Through a number of recent projects, and in line with a growing need to understand the effect of fatigue on cable service life, Mojo Maritime have successfully developed and used a number of cable analysis techniques. This includes:
- Dynamic Cable Analysis
- Static Load Analysis
- Seabed Stability Analysis (for energetic sites – wave and tide)
- Route analysis and planning
Dynamic Analysis of Free Spans
A detailed model of the cable span was created in Rhino. This was then imported into ANSYS Mechanical and a finite element structural analysis was then performed on the maximum dynamic span to assess the likelihood of the primary failure mode and provide an indicative service life. The different cases for hydrodynamic loading were determined from the wave and tidal data for the installation site, with the three cases combining an increased likelihood of occurrence and most detrimental forces to the model. Once all three load cases had been analysed, a cumulative damage assessment as per DNV was performed and a service life estimated.
Free Hanging Cable Analysis 1
This work used a collection of detailed environmental data to determine local flow conditions around an unsupported section of high voltage, subsea cable. A detailed structural analysis was subsequently carried out to assess the effect of the hydrodynamic forces on the free hanging cable span, principally with respect to fatigue failure of the lead alloy sheath and subsequent water ingress which could impair cable performance. The deflection of the cable under load, and the associate stresses and strains were used to assess the fatigue life of the cable and using DNV regulations cumulative damage was evaluated. Ultimately a fatigue damage rate and predict a service fatigue life for the lead sheath of the cable was generated.

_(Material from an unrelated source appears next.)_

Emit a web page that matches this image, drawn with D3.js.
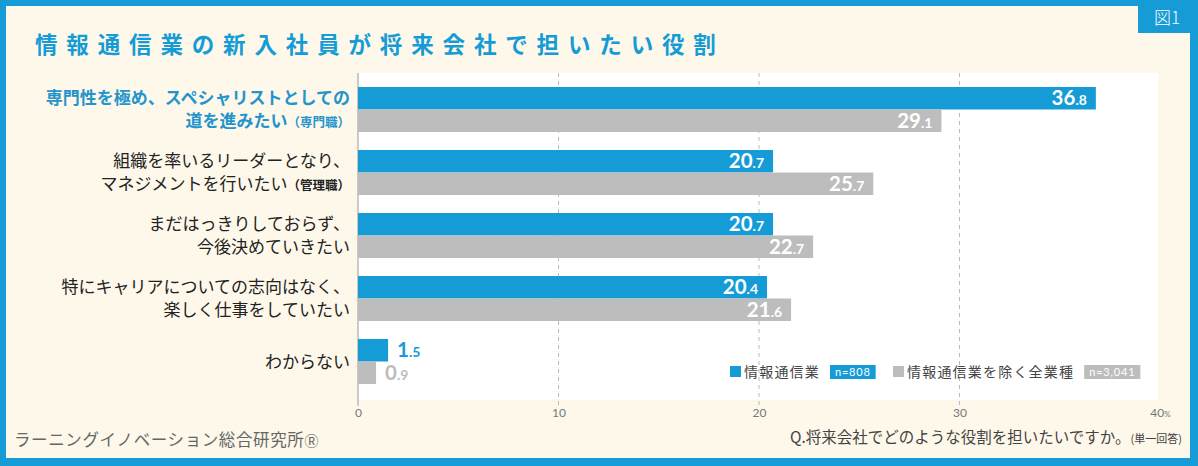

Free Hanging Cable Analysis 2
In this situation a high voltage export cable had two considerable spans that had become exposed due to scour action. The length of exposed cable alters year upon year, and as such several scenarios required assessing for potential damage and overall predicted service life. The cable was located in shallow water and a strong tidal regime. The metocean data was analysed and the greatest forces calculated. These loads were applied to a range of free spans covering the extremes of the exposure noted in recent years and a fatigue damage rate and predict a service fatigue life for the lead sheath of the cable at each location. Assessment of whether remedial action, such as rock dumping, would be required was also considered.
Subsea Cable Stability Analysis
A new method of analyzing the stability of subsea cables was developed for assessment of cables being deployed in a strong tidal race. The method coupled fluid dynamic analysis with structural cable assessment to provide a holistic picture of the loads, and resulting displacements, for subsea cables in aggressive conditions. The method takes into account the sheltering effects of the natural bathymetry as well as the mechanical properties of the cable/seabed. The factor of safety is calculated along the cable route and compared to that prescribed by DNV. Any necessary remedial actions can then be assessed and quantified under extreme wave conditions in order to provide protection of the cable.
Subsea Cable Installation Planning and Routing
This work involved a cable route desktop study for various project phases which studied to categorise different areas that would create different levels of shielding from waves and current along the cable route determined utilising the bathymetric features. A route was determined following the local features providing sheltering with regard to the tidal velocities observed on the cable.